Christoph Bals, Politischer Geschäftsführer von Germanwatch
„Wir erwarten, dass sich die Bundesregierung bei den Verhandlungen für das Fit-for-55-Paket deutlich engagierter verhält. Jedes Instrument zählt. Nur so lassen sich die von der EU beschlossenen Klimaziele von mindestens 55 Prozent Emissionsreduktion bis 2030 wirklich umsetzen. Insbesondere beim Klimasozialfonds sowie bei der Klimaschutzverordnung sollte die Regierung aktiv mutigere Positionen vertreten und dabei hohe Klimaschutzambition und Solidarität mit weniger wohlhabenden Menschen und Staaten verbinden.“
Viviane Raddatz, Fachbereichsleiterin für Klima- und Energiepolitik beim WWF Deutschland
Zum Europäischen Emissionshandel: „Der Emissionshandel ist das wichtigste europäische Instrument für den Kohleausstieg und die Industrietransformation hin zu Netto-Null. Bisher hat sich die Bundesregierung mit ihrer Forderung nach einer längeren und großzügigeren kostenlosen Zuteilung eher als Verfechterin von Industrieinteressen profiliert. Damit wird die Chance verpasst, ein wirksames Preissignal an die Industrie zu senden und in den Verhandlungen einen Impuls für mehr Ambition zu setzen. Deutschland sollte im Rat und in den Trilogverhandlungen einen Kurswechsel vornehmen: schließlich braucht die Koalition eine robuste Gestaltung des Emissionshandels, um die Ziele des Klimaschutzgesetzes im Energie- und Industriesektor zu erreichen.“
Carolin Schenuit, Geschäftsführende Vorständin des FÖS
Zum Europäischen Emissionshandel für Straßenverkehr und Gebäude: „Der Emissionshandel für den Straßenverkehr und Gebäude ist ein wichtiges ergänzendes Instrument der europäischen Klimapolitik. Er muss jedoch sozialverträglich ausgestaltet werden. Dafür ist der Klimasozialfonds zentral. Hier sind Nachbesserungen nötig, um eine gezielte und effektive Hilfe für arme Haushalte sicherzustellen.”

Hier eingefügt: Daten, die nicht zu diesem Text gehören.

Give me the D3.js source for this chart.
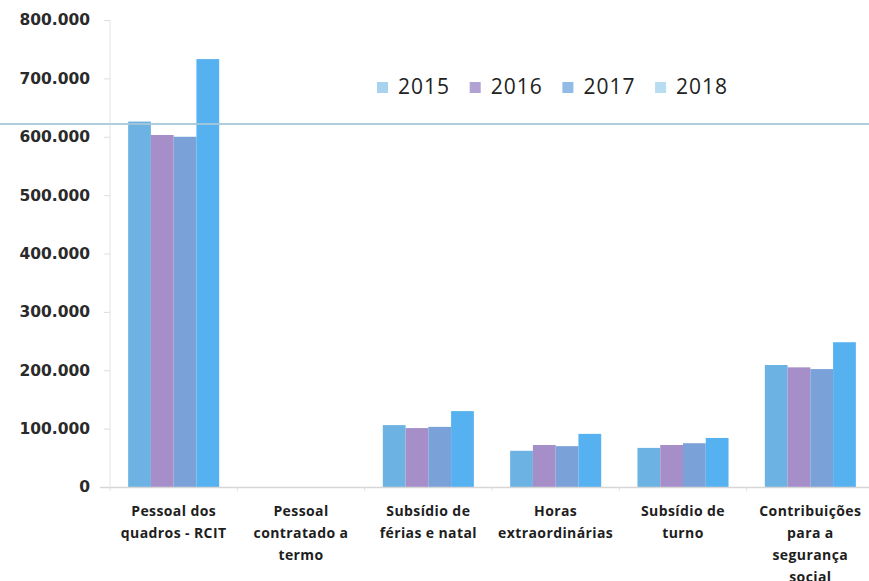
<!DOCTYPE html>
<html><head><meta charset="utf-8">
<script src="https://cdn.jsdelivr.net/npm/d3@7"></script>
<style>html,body{margin:0;padding:0;background:#fff;}svg{display:block;}</style>
</head><body>
<svg id="c" width="869" height="581"></svg>
<script>
const categories = [
  ["Pessoal dos", "quadros - RCIT"],
  ["Pessoal", "contratado a", "termo"],
  ["Subsídio de", "férias e natal"],
  ["Horas", "extraordinárias"],
  ["Subsídio de", "turno"],
  ["Contribuições", "para a", "segurança", "social"]
];
const years = ["2015", "2016", "2017", "2018"];
const v2015 = [626000, 0, 106000, 62000, 67000, 209000];
const v2016 = [603000, 0, 101000, 72000, 72000, 205000];
const v2017 = [600000, 0, 103000, 70000, 75000, 202000];
const v2018 = [733000, 0, 130000, 91000, 84000, 248000];
const yTicks = [0, 100000, 200000, 300000, 400000, 500000, 600000, 700000, 800000];
const refLine = 622000;
const colors = ["#6cb3e3", "#a68fc8", "#7aa2d8", "#55b1ef"];
const swatchColors = ["#a9d2ee", "#b2a2d4", "#8fbbe6", "#b8dcf0"];

const series = [v2015, v2016, v2017, v2018];
const svg = d3.select("#c");
const x0 = 110, x1 = 874, yTop = 20, yBot = 487;

const x = d3.scaleBand().domain(d3.range(categories.length)).range([x0, x1])
  .paddingInner(0.285).paddingOuter(0.1425);
const xs = d3.scaleBand().domain(years).range([0, x.bandwidth()]);
const y = d3.scaleLinear().domain([0, 800000]).range([yBot, yTop]);

// axis line
svg.append("line").attr("x1", x0).attr("x2", x0).attr("y1", yTop).attr("y2", yBot)
  .attr("stroke", "#e4e4e4").attr("stroke-width", 1);

// y axis
const fmt = v => v === 0 ? "0" : d3.format(",")(v).replace(/,/g, ".");
const yAxis = d3.axisLeft(y).tickValues(yTicks).tickFormat(fmt).tickSize(6).tickPadding(14);
const ya = svg.append("g").attr("transform", `translate(${x0},0)`).call(yAxis);
ya.select(".domain").remove();
ya.selectAll(".tick line").attr("stroke", "#dddddd");
ya.selectAll(".tick text").attr("font-family", "DejaVu Sans").attr("font-weight", "bold")
  .attr("font-size", 15.5).attr("fill", "#2a2a2a");

// bars
const g = svg.append("g");
categories.forEach((c, i) => {
  years.forEach((yr, j) => {
    const v = series[j][i];
    g.append("rect")
      .attr("x", x(i) + xs(yr))
      .attr("y", y(v))
      .attr("width", xs.bandwidth())
      .attr("height", yBot - y(v))
      .attr("fill", colors[j]);
  });
});

// baseline
svg.append("line").attr("x1", 100).attr("x2", 869).attr("y1", yBot + 0.5).attr("y2", yBot + 0.5)
  .attr("stroke", "#d6d6d6").attr("stroke-width", 1.5);
const step = x.step();
d3.range(categories.length + 1).forEach(k => {
  const px = x0 + k * step;
  svg.append("line").attr("x1", px).attr("x2", px).attr("y1", yBot).attr("y2", yBot + 4)
    .attr("stroke", "#e0e0e0");
});

// category labels
categories.forEach((lines, i) => {
  const cx = x(i) + x.bandwidth() / 2;
  const t = svg.append("text").attr("text-anchor", "middle")
    .attr("font-family", "Open Sans").attr("font-weight", "bold").attr("font-size", 14)
    .attr("letter-spacing", 0.4).attr("fill", "#1e1e1e");
  lines.forEach((ln, k) => {
    t.append("tspan").attr("x", cx).attr("y", 516 + k * 22).text(ln);
  });
});

// reference line (horizontal rule across)
svg.append("line").attr("x1", 0).attr("x2", 869).attr("y1", y(refLine)).attr("y2", y(refLine))
  .attr("stroke", "#a6c8da").attr("stroke-width", 2).attr("opacity", 0.9);

// legend
const lg = svg.append("g");
years.forEach((yr, j) => {
  const lx = 377 + j * 92.7;
  lg.append("rect").attr("x", lx).attr("y", 82).attr("width", 11).attr("height", 11)
    .attr("fill", swatchColors[j]);
  lg.append("text").attr("x", lx + 21).attr("y", 94).attr("font-family", "Open Sans")
    .attr("font-size", 21).attr("letter-spacing", 1).attr("fill", "#222").text(yr);
});
</script>
</body></html>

Brick Medak, Leiter des Berliner Büros von E3G
Zur Erneuerbare-Energien-Richtlinie und Energieeffizienzrichtlinie: „Die noch ausstehende Einigung auf neue Ausbauziele von 45 Prozent erneuerbaren Energien und 13 Prozent Einsparungen bei der Energieeffizienz bis 2030 ist mehr als nur eine entschlossene Reaktion der EU auf Russlands Krieg gegen die Ukraine. Es ist auch eine historische Chance für die EU, die Kluft zwischen Ost- und Westeuropa zu schließen. Die Bundesregierung spielt als Brückenbauer eine sehr wichtige Rolle dabei, zu verhindern, dass diese Ziele unterwandert werden. Nur ein Festhalten an diesen Zielen garantiert das Erreichen der europäischen Klimaziele.”

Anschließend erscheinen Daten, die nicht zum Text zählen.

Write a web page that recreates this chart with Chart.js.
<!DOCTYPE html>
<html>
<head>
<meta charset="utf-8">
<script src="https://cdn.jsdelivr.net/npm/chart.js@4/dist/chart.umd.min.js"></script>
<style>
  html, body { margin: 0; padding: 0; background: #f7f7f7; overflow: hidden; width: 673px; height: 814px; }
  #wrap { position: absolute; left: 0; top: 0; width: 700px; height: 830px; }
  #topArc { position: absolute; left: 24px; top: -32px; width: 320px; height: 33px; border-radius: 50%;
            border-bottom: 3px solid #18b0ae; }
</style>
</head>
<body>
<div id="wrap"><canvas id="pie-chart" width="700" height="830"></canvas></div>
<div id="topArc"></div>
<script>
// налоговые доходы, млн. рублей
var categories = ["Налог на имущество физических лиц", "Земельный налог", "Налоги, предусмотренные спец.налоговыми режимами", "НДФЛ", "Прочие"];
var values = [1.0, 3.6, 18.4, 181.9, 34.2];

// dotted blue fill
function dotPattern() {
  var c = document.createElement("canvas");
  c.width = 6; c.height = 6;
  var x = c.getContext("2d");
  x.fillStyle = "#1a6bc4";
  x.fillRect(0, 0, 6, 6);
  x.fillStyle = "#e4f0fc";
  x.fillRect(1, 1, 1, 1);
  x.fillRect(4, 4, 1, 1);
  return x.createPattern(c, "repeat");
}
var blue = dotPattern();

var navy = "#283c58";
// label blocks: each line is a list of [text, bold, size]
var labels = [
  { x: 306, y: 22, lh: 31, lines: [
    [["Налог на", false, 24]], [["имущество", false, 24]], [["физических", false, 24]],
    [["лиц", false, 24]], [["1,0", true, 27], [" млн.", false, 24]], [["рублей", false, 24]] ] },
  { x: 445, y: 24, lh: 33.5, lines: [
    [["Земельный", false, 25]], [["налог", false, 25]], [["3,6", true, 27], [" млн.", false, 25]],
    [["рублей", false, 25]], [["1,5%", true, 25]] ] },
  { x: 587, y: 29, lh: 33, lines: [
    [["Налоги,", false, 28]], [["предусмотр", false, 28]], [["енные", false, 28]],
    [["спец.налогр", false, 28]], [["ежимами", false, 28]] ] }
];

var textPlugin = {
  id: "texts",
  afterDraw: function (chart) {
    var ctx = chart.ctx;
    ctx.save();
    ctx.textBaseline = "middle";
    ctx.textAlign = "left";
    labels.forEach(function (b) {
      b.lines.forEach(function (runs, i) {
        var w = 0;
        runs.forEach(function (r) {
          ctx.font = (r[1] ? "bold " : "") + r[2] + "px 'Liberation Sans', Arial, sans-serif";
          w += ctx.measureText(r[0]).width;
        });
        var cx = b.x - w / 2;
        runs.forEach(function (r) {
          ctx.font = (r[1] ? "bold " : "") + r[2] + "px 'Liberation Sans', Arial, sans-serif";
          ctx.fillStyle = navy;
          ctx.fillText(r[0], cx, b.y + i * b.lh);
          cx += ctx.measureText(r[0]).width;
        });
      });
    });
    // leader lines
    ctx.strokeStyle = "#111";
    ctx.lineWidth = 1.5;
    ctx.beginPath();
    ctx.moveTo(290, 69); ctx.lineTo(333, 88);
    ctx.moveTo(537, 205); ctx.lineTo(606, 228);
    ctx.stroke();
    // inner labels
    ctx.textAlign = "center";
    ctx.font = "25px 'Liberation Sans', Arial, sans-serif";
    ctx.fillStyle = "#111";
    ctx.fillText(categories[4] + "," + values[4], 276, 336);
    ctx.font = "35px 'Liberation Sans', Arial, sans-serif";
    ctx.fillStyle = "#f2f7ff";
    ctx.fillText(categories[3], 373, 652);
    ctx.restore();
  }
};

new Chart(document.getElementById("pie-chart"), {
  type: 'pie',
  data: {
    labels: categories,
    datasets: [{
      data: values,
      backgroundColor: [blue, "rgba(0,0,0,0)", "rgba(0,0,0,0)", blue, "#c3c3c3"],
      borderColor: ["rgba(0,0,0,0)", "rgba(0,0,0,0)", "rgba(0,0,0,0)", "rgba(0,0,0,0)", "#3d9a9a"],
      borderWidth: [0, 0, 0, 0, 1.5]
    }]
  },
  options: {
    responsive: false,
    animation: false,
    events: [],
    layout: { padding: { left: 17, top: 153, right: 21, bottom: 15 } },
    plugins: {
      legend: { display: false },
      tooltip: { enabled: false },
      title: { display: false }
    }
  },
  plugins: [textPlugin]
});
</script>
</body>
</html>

NABU-Präsident Jörg-Andreas Krüger
Zum Thema Bio-Energie: „Es macht in vielerlei Hinsicht keinen Sinn unsere Wälder zu verbrennen. Deutschland muss sich deshalb bei den Verhandlungen zur europäischen Erneuerbaren-Energien-Richtlinie (RED) entschieden dafür einsetzen, dass Energie aus Waldholz nicht weiter als erneuerbar und klimaneutral definiert wird.“
Jürgen Resch, Bundesgeschäftsführer der DUH
Zur Revision der CO2-Flottengrenzwerte für Pkw und leichte Nutzfahrzeuge: „Die Bundesregierung darf sich jetzt keinesfalls den neuerlichen E-Fuel-Fantasien der FDP hingeben. Ein schnellstmögliches Ende der Neuzulassung von Verbrenner-Pkw ist essentiell, um die Emissionen im Verkehr endlich zu senken und Europa von fossilem Öl unabhängiger zu machen. Im Koalitionsvertrag steht schwarz auf weiß, dass die Koalitionspartner den Kommissionsvorschlag für ein Verbrenner-Aus in 2035 unterstützen. Das muss gelten – und ist ohnehin viel zu wenig, viel zu spät: Neue Verbrenner-Autos könnten damit in Europa noch vom Band rollen, nachdem die kritische 1,5-Grad-Grenze überschritten ist. Das ist keine adäquate Antwort auf die schon heute dramatischen Hitzewellen bereits vor Sommeranfang und einen fossil finanzierten Angriffskrieg in Europa.“
Insbesondere beim Rat der Umweltminister*innen werden zähe Verhandlungen erwartet. Gerade bei der Reform des zentralen EU-Instruments für den Klimaschutz, dem Emissionshandel, ist noch vieles offen. Wenn sich die EU-Mitgliedstaaten auf eine gemeinsame Position geeinigt haben, beginnen die Trilogverhandlungen mit dem EU-Parlament und der Europäischen Kommission.